**Set task:** Print exactly the lines from the first one down to the line containing "from matplotlib.patches import Rectangle", both ends included, with no pictures and nothing else.

::::::

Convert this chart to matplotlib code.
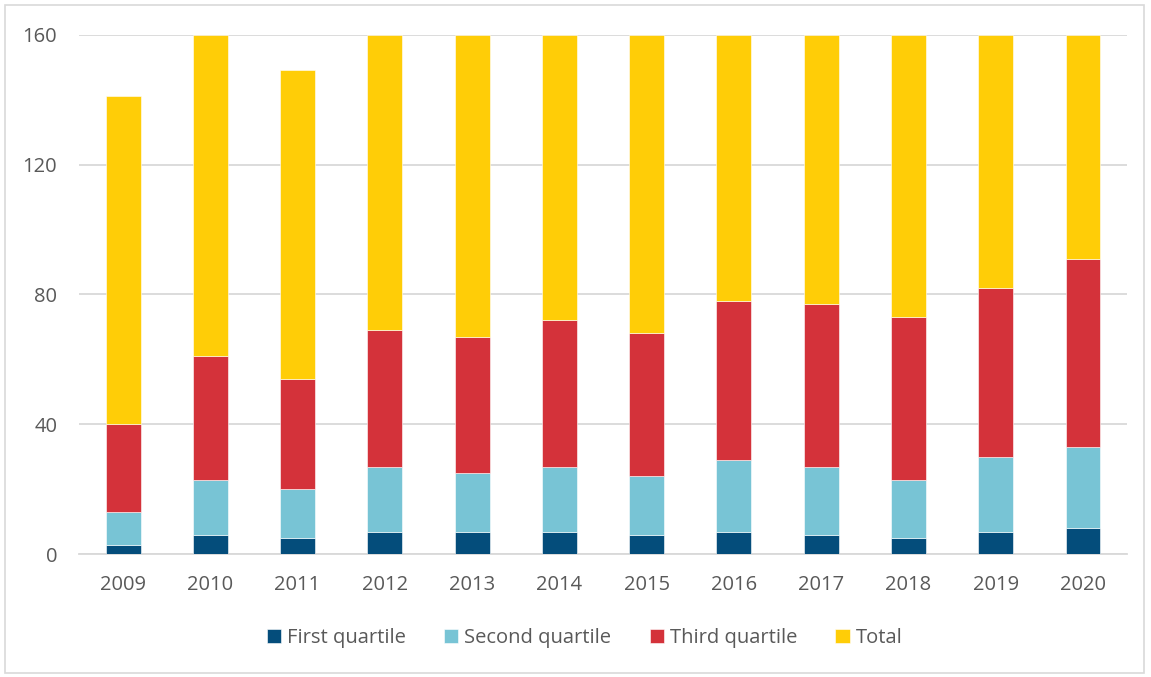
import numpy as np
import matplotlib.pyplot as plt
from matplotlib.patches import Rectangle

# Dados (alturas acumuladas)
anos = ['2009', '2010', '2011', '2012', '2013', '2014',
        '2015', '2016', '2017', '2018', '2019', '2020']
topo_q1 = [3, 6, 5, 7, 7, 7, 6, 7, 6, 5, 7, 8]
topo_q2 = [13, 23, 20, 27, 25, 27, 24, 29, 27, 23, 30, 33]
topo_q3 = [40, 61, 54, 69, 67, 72, 68, 78, 77, 73, 82, 91]
topo_total = [141, 160, 149, 160, 160, 160, 160, 160, 160, 160, 160, 160]

series = ['First quartile', 'Second quartile', 'Third quartile', 'Total']
cores = ['#044D7B', '#78C4D5', '#D4323A', '#FFCD07']

# Segmentos empilhados
q1 = np.array(topo_q1)
q2 = np.array(topo_q2) - q1
q3 = np.array(topo_q3) - np.array(topo_q2)
tot = np.array(topo_total) - np.array(topo_q3)
segmentos = [q1, q2, q3, tot]

plt.rcParams['font.family'] = ['Open Sans', 'DejaVu Sans']
cinza = '#595959'

fig = plt.figure(figsize=(11.51, 6.77), dpi=100)
ax = fig.add_axes([0.069, 0.181, 0.9098, 0.768])

x = np.arange(len(anos))
base = np.zeros(len(anos))
for seg, nome, cor in zip(segmentos, series, cores):
    ax.bar(x, seg, bottom=base, width=0.4, color=cor, label=nome,
           edgecolor='white', linewidth=0.4, zorder=3)
    base = base + seg

ax.set_xlim(-0.5, len(anos) - 0.5)
ax.set_ylim(0, 160)
ax.set_yticks([0, 40, 80, 120, 160])
ax.set_xticks(x)
ax.set_xticklabels(anos)
ax.yaxis.grid(True, color='#d9d9d9', linewidth=1.3, zorder=0)
for lado in ['top', 'right', 'left']:
    ax.spines[lado].set_visible(False)
ax.spines['bottom'].set_color('#d9d9d9')
ax.spines['bottom'].set_linewidth(1.3)
ax.tick_params(axis='both', length=0, labelsize=14.5, colors=cinza)
ax.tick_params(axis='x', pad=15)
ax.tick_params(axis='y', pad=16)

fig.legend(loc='center', bbox_to_anchor=(0.508, 0.0576), ncol=4,
           frameon=False, fontsize=14.5, labelcolor=cinza,
           handlelength=0.7, handleheight=0.7, handletextpad=0.3,
           columnspacing=1.9)

# Moldura externa
fig.patches.append(Rectangle((0.004, 0.006), 0.99, 0.986, transform=fig.transFigure,
                             fill=False, edgecolor='#d9d9d9', linewidth=1.2))

fig.savefig('out.png', dpi=100)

::::::

**Response below:**
Convert this chart to matplotlib code.
import numpy as np
import matplotlib.pyplot as plt
from matplotlib.patches import Rectangle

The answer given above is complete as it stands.